I am not sure whether I entirely agree with this. I recognize that my moment in time, and my identity as a white, middle-class woman from the United States, places me in a position that is very far removed from the experiences and political climate in which Fanon was writing. At the same time, I think that there is something inherently problematic with writing that an oppressed people should take on the philosophies of the conqueror – in a way, isn’t that also another form of colonization? And yet, to be able to use the arguments of the oppressor against them, to show the blatant hypocrisies of the colonial hegemony, is a powerful political move.
(Note: I’m not talking about the arguments of white allies in the cause of decolonization – that kind of dialogue is important and necessary. What I am talking about is the use of philosophers – Paine, Rousseau, Locke, etc. – that talk about equality and freedom but also supported imperial expansion and slavery.)
In the first chapter, “The Black Man and Language,” Fanon is discussing the cultural implications of language. Many in post-colonial theory talk about the necessity for a radical literature in the native languages of the formerly (or currently) colonized nation. Fanon writes in French. I am reading an English translation. He begins this chapter with the assertion that “To speak means being able to use a certain syntax and possessing the morphology of such and such a language, but it means above all assuming a culture and bearing the weight of a civilization” (1). He must, as a means of necessity, be aware of the political implications of writing in French. He is also entering into a particularly French, colonial dialogue.
Which is, I suppose, where the Arthur Project comes back into the equation.
A language is shaped not only by the words, sounds, and grammatical structure of its sentences; it is also inherently dependent upon the myths and beings in the history of that language. Anyone who has studied a language (that is not their own) in depth should begin to realize that language shapes the way that people are able to think. For example: Certain cultures put certain ideas above others.
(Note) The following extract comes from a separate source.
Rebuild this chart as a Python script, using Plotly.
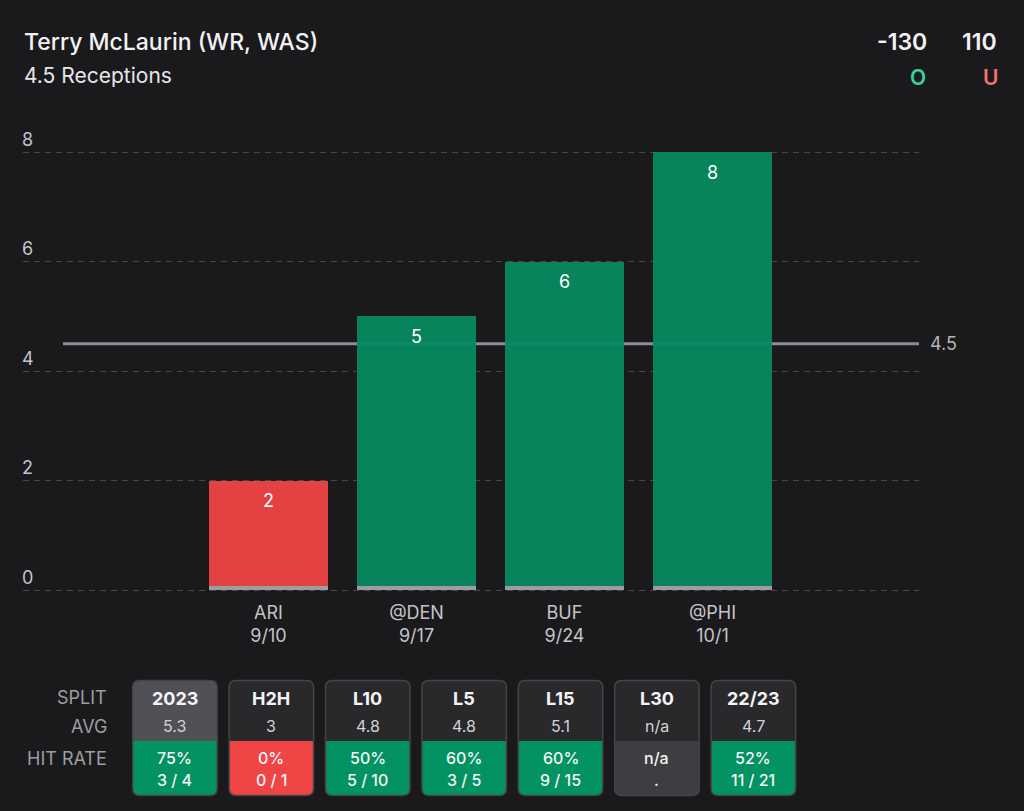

There are more words for snow, with more emotional depth and meaning, in Inuit or Aleutian than there are in English.
There are also countless sayings in languages that are based on a common cultural history. Think of all the words in the English language that are derived from the names of Greek and Roman gods/goddesses.
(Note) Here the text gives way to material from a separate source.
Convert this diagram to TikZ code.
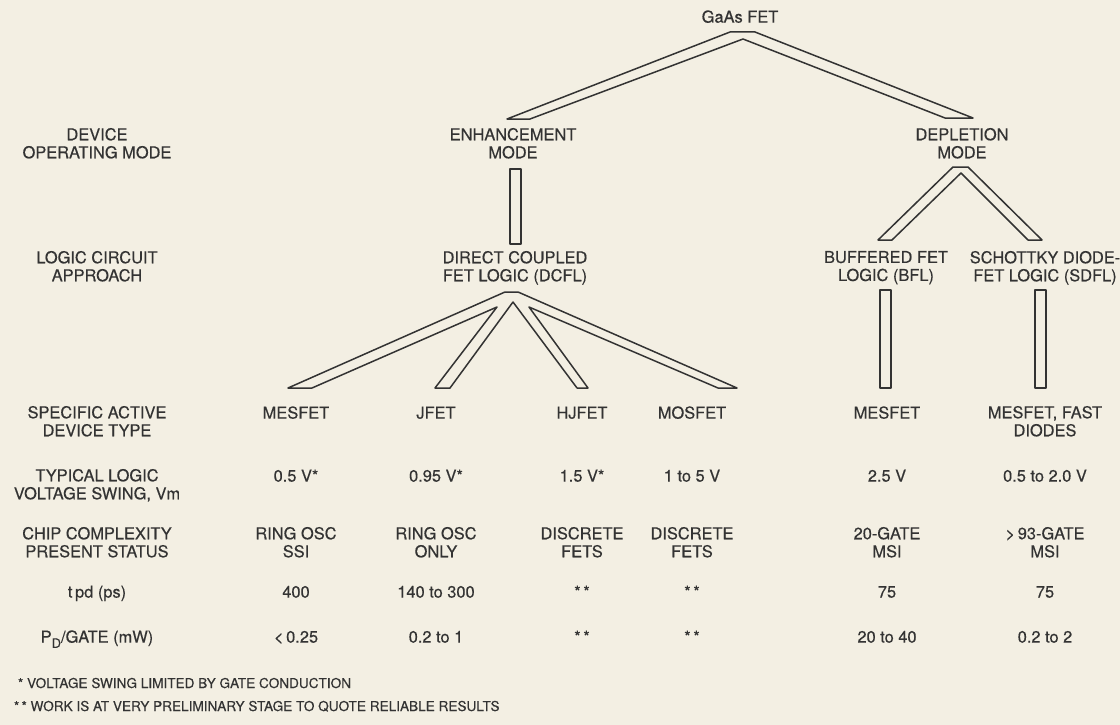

I’m not saying that Arthurian legend has had a terribly large impact on the English language structurally (though, after reading Mallory, I will never look at the word “to smite” the same way). But if I were to say “We shall make this a Round Table discussion” there are certain implications. Not that we will be discussing Arthur’s Round Table, but that all participants in the discussion have equal weight. The cultural capitol of the Arthurian legends is huge.
John F. Kennedy and his administration referred to his white house as “Camelot.” Part of my research will mean understanding what exactly that meant in the cultural context of the 1960s. Kennedy was connecting the White House to both Arthurian Legend, and then connecting Arthurian Legend to the legend of the United States – all that “City On A Hill” business. It’s my job to place that concept of the White House as Camelot in conversation with Kennedy’s foreign aid and development policies, and then to understand how it is that legend backs up foreign policy and the politics of a culture, and how that culture then interacts with the global community.
This post is getting far out of hand – mostly, it’s for my own understanding of the issues. Clearly, I’m not at a very solid point on this argument, it’s still formulating. Things have taken a turn for the Interesting.